Exercise task ▸ Without copying any pictures, restate exactly the lines from the start of the records through the line containing "y_ticks = [0, 0.1, 0.2, 0.3, 0.4, 0.5]".

Stored data:
####

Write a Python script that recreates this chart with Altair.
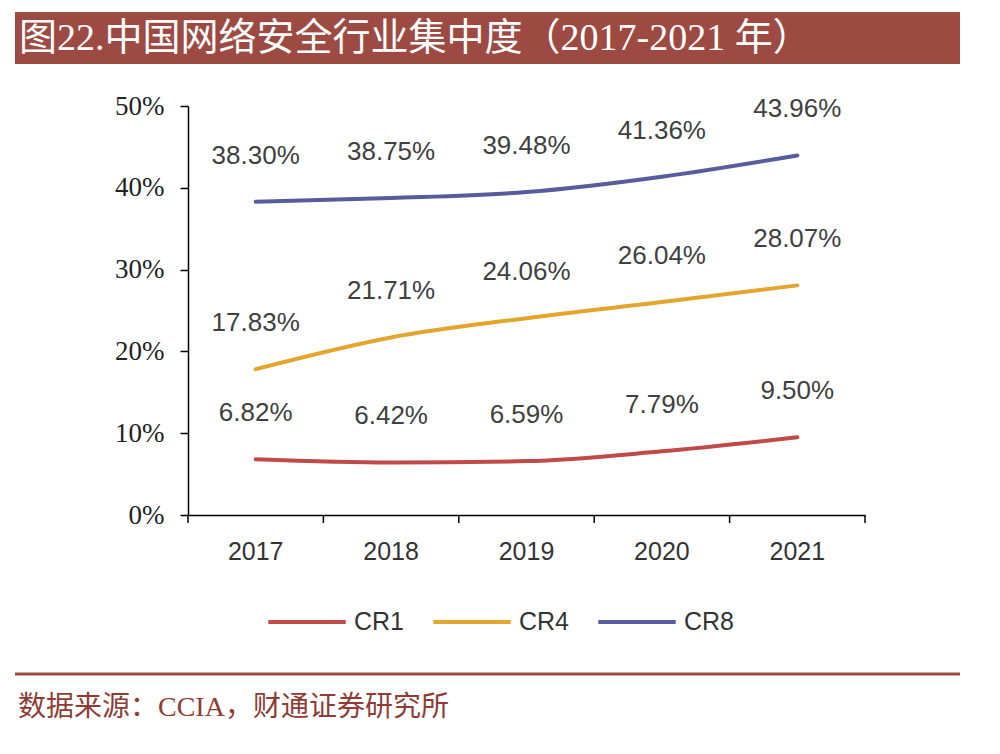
import altair as alt
import pandas as pd

TITLE = "图22.中国网络安全行业集中度（2017-2021 年）"
SOURCE = "数据来源：CCIA，财通证券研究所"

years = ["2017", "2018", "2019", "2020", "2021"]
series = ["CR1", "CR4", "CR8"]
cr1 = [6.82, 6.42, 6.59, 7.79, 9.50]
cr4 = [17.83, 21.71, 24.06, 26.04, 28.07]
cr8 = [38.30, 38.75, 39.48, 41.36, 43.96]
colors = ["#BE4B48", "#E2A62E", "#575C9C"]
y_ticks = [0, 0.1, 0.2, 0.3, 0.4, 0.5]

rows = []
for name, vals in zip(series, [cr1, cr4, cr8]):
    for yr, v in zip(years, vals):
        rows.append({"year": yr, "series": name, "value": v / 100})
df = pd.DataFrame(rows)
years_df = pd.DataFrame({"year": years})
one = pd.DataFrame({"a": [1]})

W, H = 677, 409
BAR = "#9C4A42"

x_scale = alt.Scale(domain=years, paddingInner=0, paddingOuter=0)
y_scale = alt.Scale(domain=[0, 0.5])

x_axis = alt.Axis(title=None, ticks=False, domainColor="#000", domainWidth=1.5,
                  labelFont="Liberation Sans", labelFontSize=25, labelColor="#333",
                  labelPadding=24, labelAngle=0, labelAlign="center", bandPosition=0.5)

lines = alt.Chart(df).mark_line(strokeWidth=4, interpolate="monotone", strokeCap="round").encode(
    x=alt.X("year:N", scale=x_scale, sort=years, axis=x_axis),
    y=alt.Y("value:Q", scale=y_scale,
            axis=alt.Axis(title=None, values=y_ticks, format=".0%", grid=False,
                          domainColor="#000", domainWidth=1.5, tickColor="#000", tickWidth=1.5,
                          tickSize=8, labelFont="Liberation Serif", labelFontSize=27,
                          labelColor="#222", labelPadding=16)),
    color=alt.Color("series:N", scale=alt.Scale(domain=series, range=colors),
                    legend=alt.Legend(title=None, orient="none", direction="horizontal",
                                      legendX=78, legendY=475, symbolType="stroke",
                                      symbolSize=6000, symbolStrokeWidth=4,
                                      labelFont="Liberation Sans", labelFontSize=25,
                                      labelColor="#333", labelOffset=6, columnPadding=20,
                                      padding=0)),
)

labels = alt.Chart(df).mark_text(dy=-46, fontSize=26, font="Liberation Sans", color="#404040",
                                 baseline="middle", align="center").encode(
    x=alt.X("year:N", scale=x_scale, sort=years, axis=x_axis),
    y=alt.Y("value:Q", scale=y_scale),
    text=alt.Text("value:Q", format=".2%"),
)

ticks_left = alt.Chart(years_df).mark_rule(color="#000", strokeWidth=1.5).encode(
    x=alt.X("year:N", scale=x_scale, sort=years, bandPosition=0, axis=x_axis),
    y=alt.value(H), y2=alt.value(H + 8),
)
ticks_right = alt.Chart(years_df).transform_filter(alt.datum.year == years[-1]).mark_rule(
    color="#000", strokeWidth=1.5).encode(
    x=alt.X("year:N", scale=x_scale, sort=years, bandPosition=1, axis=x_axis),
    y=alt.value(H), y2=alt.value(H + 8),
)

title_bar = alt.Chart(one).mark_rect(color=BAR).encode(
    x=alt.value(-173), x2=alt.value(772), y=alt.value(-94), y2=alt.value(-42))
title_text = alt.Chart(one).mark_text(align="left", baseline="middle", fontSize=38, color="white",
                                     font="Liberation Serif, Noto Sans CJK SC").encode(
    x=alt.value(-169), y=alt.value(-67), text=alt.value(TITLE))

bottom_rule = alt.Chart(one).mark_rule(color=BAR, strokeWidth=3).encode(
    x=alt.value(-173), x2=alt.value(772), y=alt.value(568))
source_text = alt.Chart(one).mark_text(align="left", baseline="middle", fontSize=28, color="#8E3C34",
                                      font="Liberation Serif, Noto Sans CJK SC").encode(
    x=alt.value(-170), y=alt.value(602), text=alt.value(SOURCE))

chart = alt.layer(title_bar, title_text, bottom_rule, source_text, ticks_left, ticks_right,
                  lines, labels).properties(
    width=W, height=H,
    autosize=alt.AutoSizeParams(type="none"),
    padding={"left": 180, "top": 98, "right": 120, "bottom": 222},
).configure(background="white", view=alt.ViewConfig(stroke=None))

chart.save("out.html", embed_options={"renderer": "svg", "actions": False})
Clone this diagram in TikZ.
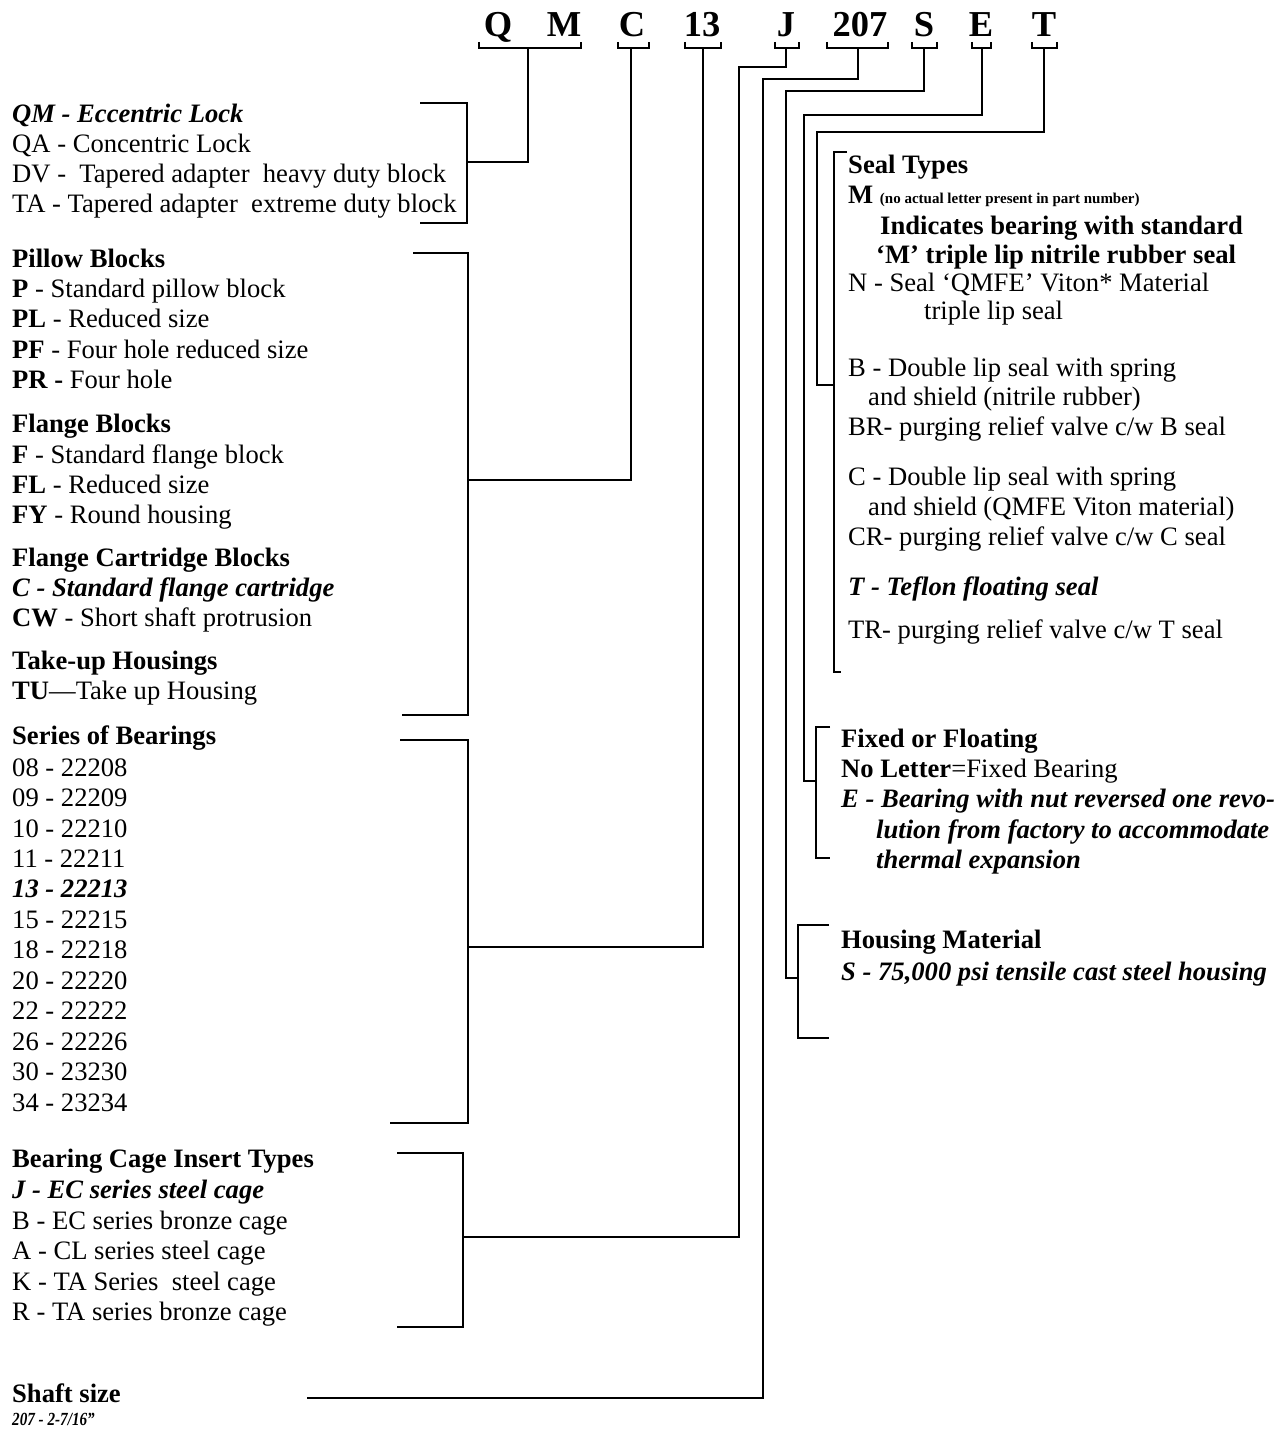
\documentclass[tikz,border=0pt]{standalone}
\usepackage{fontspec}
\setmainfont{Liberation Serif}
\newfontfamily\condserif[FakeStretch=0.82]{Liberation Serif}
\begin{document}
\begin{tikzpicture}[x=1pt,y=-1pt,
  ln/.style={line width=2.2pt},
  tx/.style={anchor=base west,inner sep=0pt,font=\fontsize{26.6}{30}\selectfont},
  hd/.style={anchor=base,inner sep=0pt,font=\fontsize{36.5}{40}\selectfont\bfseries}]
\useasboundingbox (0,0) rectangle (1287,1431);
\fill[white] (0,0) rectangle (1287,1431);
% ---------- header letters ----------
\node[hd] (hQ) at (498,37) {Q};
\node[hd] (hM) at (564,37) {M};
\node[hd] (hC) at (632,37) {C};
\node[hd] (h13) at (702,37) {13};
\node[hd] (hJ) at (786,37) {J};
\node[hd] (h207) at (860,37) {207};
\node[hd] (hS) at (924,37) {S};
\node[hd] (hE) at (981,37) {E};
\node[hd] (hT) at (1044,37) {T};
% header brackets
\draw[ln] (479,42) -- (479,48) -- (581,48) -- (581,42);
\draw[ln] (618,42) -- (618,48) -- (649,48) -- (649,42);
\draw[ln] (685,42) -- (685,48) -- (721,48) -- (721,42);
\draw[ln] (775,42) -- (775,48) -- (799,48) -- (799,42);
\draw[ln] (827,42) -- (827,48) -- (888,48) -- (888,42);
\draw[ln] (912,42) -- (912,48) -- (937,48) -- (937,42);
\draw[ln] (972,42) -- (972,48) -- (991,48) -- (991,42);
\draw[ln] (1032,42) -- (1032,48) -- (1057,48) -- (1057,42);
\coordinate (sQM) at (528,48);
\coordinate (sC) at (631,48);
\coordinate (s13) at (703,48);
\coordinate (sJ) at (786,48);
\coordinate (s207) at (858,48);
\coordinate (sS) at (924,48);
\coordinate (sE) at (982,48);
\coordinate (sT) at (1044,48);
% ---------- QM block ----------
\node[tx] (qm1) at (12,123) {\bfseries\itshape QM - Eccentric Lock};
\node[tx] (qm2) at (12,153) {QA - Concentric Lock};
\node[tx] (qm3) at (12,183) {DV -\ \ Tapered adapter\ \ heavy duty block};
\node[tx] (qm4) at (12,213) {TA - Tapered adapter\ \ extreme duty block};
\draw[ln] (420,103) -- (467,103) -- (467,223) -- (420,223);
\coordinate (jQM) at (467,162);
\draw[ln] (jQM) -| (sQM);
% ---------- housing type block ----------
\node[tx] (p0) at (12,267) {\bfseries Pillow Blocks};
\node[tx] (p1) at (12,297) {\textbf{P} - Standard pillow block};
\node[tx] (p2) at (12,327) {\textbf{PL} - Reduced size};
\node[tx] (p3) at (12,358) {\textbf{PF} - Four hole reduced size};
\node[tx] (p4) at (12,388) {\textbf{PR -} Four hole};
\node[tx] (f0) at (12,432) {\bfseries Flange Blocks};
\node[tx] (f1) at (12,463) {\textbf{F} - Standard flange block};
\node[tx] (f2) at (12,493) {\textbf{FL} - Reduced size};
\node[tx] (f3) at (12,523) {\textbf{FY} - Round housing};
\node[tx] (c0) at (12,566) {\bfseries Flange Cartridge Blocks};
\node[tx] (c1) at (12,596) {\bfseries\itshape C - Standard flange cartridge};
\node[tx] (c2) at (12,626) {\textbf{CW} - Short shaft protrusion};
\node[tx] (t0) at (12,669) {\bfseries Take-up Housings};
\node[tx] (t1) at (12,699) {\textbf{TU}—Take up Housing};
\draw[ln] (413,253) -- (468,253) -- (468,715) -- (402,715);
\coordinate (jC) at (468,480);
\draw[ln] (jC) -| (sC);
% ---------- series block ----------
\node[tx] (s0) at (12,744) {\bfseries Series of Bearings};
\node[tx] (s1) at (12,776) {08 - 22208};
\node[tx] (s2) at (12,806.5) {09 - 22209};
\node[tx] (s3) at (12,837) {10 - 22210};
\node[tx] (s4) at (12,867.4) {11 - 22211};
\node[tx] (s5) at (12,897.8) {\bfseries\itshape 13 - 22213};
\node[tx] (s6) at (12,928.3) {15 - 22215};
\node[tx] (s7) at (12,958.7) {18 - 22218};
\node[tx] (s8) at (12,989.2) {20 - 22220};
\node[tx] (s9) at (12,1019.6) {22 - 22222};
\node[tx] (s10) at (12,1050) {26 - 22226};
\node[tx] (s11) at (12,1080.5) {30 - 23230};
\node[tx] (s12) at (12,1111) {34 - 23234};
\draw[ln] (400,740) -- (468,740) -- (468,1123) -- (390,1123);
\coordinate (j13) at (468,947);
\draw[ln] (j13) -| (s13);
% ---------- cage block ----------
\node[tx] (g0) at (12,1167) {\bfseries Bearing Cage Insert Types};
\node[tx] (g1) at (12,1198) {\bfseries\itshape J - EC series steel cage};
\node[tx] (g2) at (12,1229) {B - EC series bronze cage};
\node[tx] (g3) at (12,1259) {A - CL series steel cage};
\node[tx] (g4) at (12,1290) {K - TA Series\ \ steel cage};
\node[tx] (g5) at (12,1320) {R - TA series bronze cage};
\draw[ln] (397,1153) -- (463,1153) -- (463,1327) -- (397,1327);
\coordinate (jJ) at (463,1237);
\draw[ln] (jJ) -- (739,1237) -- (739,67) -- (786,67) -- (sJ);
% ---------- shaft ----------
\node[tx] (sh0) at (12,1402) {\bfseries Shaft size};
\node[tx,font=\condserif\fontsize{18.5}{20}\selectfont\bfseries\itshape] (sh1) at (12,1425) {207 - 2-7/16”};
\coordinate (jSh) at (307,1398);
\draw[ln] (jSh) -- (763,1398) -- (763,79) -- (858,79) -- (s207);
% ---------- seal types ----------
\node[tx] (e0) at (848,174) {\bfseries Seal Types};
\node[tx] (e1) at (848,204) {\bfseries M {\fontsize{15}{18}\selectfont (no actual letter present in part number)}};
\node[tx] (e2) at (880,235) {\bfseries Indicates bearing with standard};
\node[tx] (e3) at (876,263) {\bfseries ‘M’ triple lip nitrile rubber seal};
\node[tx] (e4) at (848,291) {N - Seal ‘QMFE’ Viton* Material};
\node[tx] (e5) at (924,319) {triple lip seal};
\node[tx] (e6) at (848,376) {B - Double lip seal with spring};
\node[tx] (e7) at (868,405) {and shield (nitrile rubber)};
\node[tx] (e8) at (848,435) {BR- purging relief valve c/w B seal};
\node[tx] (e9) at (848,485) {C - Double lip seal with spring};
\node[tx] (e10) at (868,515) {and shield (QMFE Viton material)};
\node[tx] (e11) at (848,545) {CR- purging relief valve c/w C seal};
\node[tx] (e12) at (848,595) {\bfseries\itshape T - Teflon floating seal};
\node[tx] (e13) at (848,638) {TR- purging relief valve c/w T seal};
\draw[ln] (847,152) -- (834,152) -- (834,672) -- (841,672);
\coordinate (jT) at (834,385);
\draw[ln] (sT) -- (1044,132) -- (817,132) -- (817,385) -- (jT);
% ---------- fixed / floating ----------
\node[tx] (x0) at (841,747) {\bfseries Fixed or Floating};
\node[tx] (x1) at (841,777) {\textbf{No Letter}=Fixed Bearing};
\node[tx] (x2) at (841,807) {\bfseries\itshape E - Bearing with nut reversed one revo-};
\node[tx] (x3) at (876,838) {\bfseries\itshape lution from factory to accommodate};
\node[tx] (x4) at (876,868) {\bfseries\itshape thermal expansion};
\draw[ln] (830,727) -- (816,727) -- (816,858) -- (830,858);
\coordinate (jE) at (816,781);
\draw[ln] (sE) -- (982,115) -- (804,115) -- (804,781) -- (jE);
% ---------- housing material ----------
\node[tx] (m0) at (841,948) {\bfseries Housing Material};
\node[tx] (m1) at (841,980) {\bfseries\itshape S - 75,000 psi tensile cast steel housing};
\draw[ln] (829,925) -- (798,925) -- (798,1038) -- (829,1038);
\coordinate (jS) at (798,978);
\draw[ln] (sS) -- (924,91) -- (786,91) -- (786,978) -- (jS);
\end{tikzpicture}
\end{document}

####

Task result ▸
Write a Python script that recreates this chart with Altair.
import altair as alt
import pandas as pd

TITLE = "图22.中国网络安全行业集中度（2017-2021 年）"
SOURCE = "数据来源：CCIA，财通证券研究所"

years = ["2017", "2018", "2019", "2020", "2021"]
series = ["CR1", "CR4", "CR8"]
cr1 = [6.82, 6.42, 6.59, 7.79, 9.50]
cr4 = [17.83, 21.71, 24.06, 26.04, 28.07]
cr8 = [38.30, 38.75, 39.48, 41.36, 43.96]
colors = ["#BE4B48", "#E2A62E", "#575C9C"]
y_ticks = [0, 0.1, 0.2, 0.3, 0.4, 0.5]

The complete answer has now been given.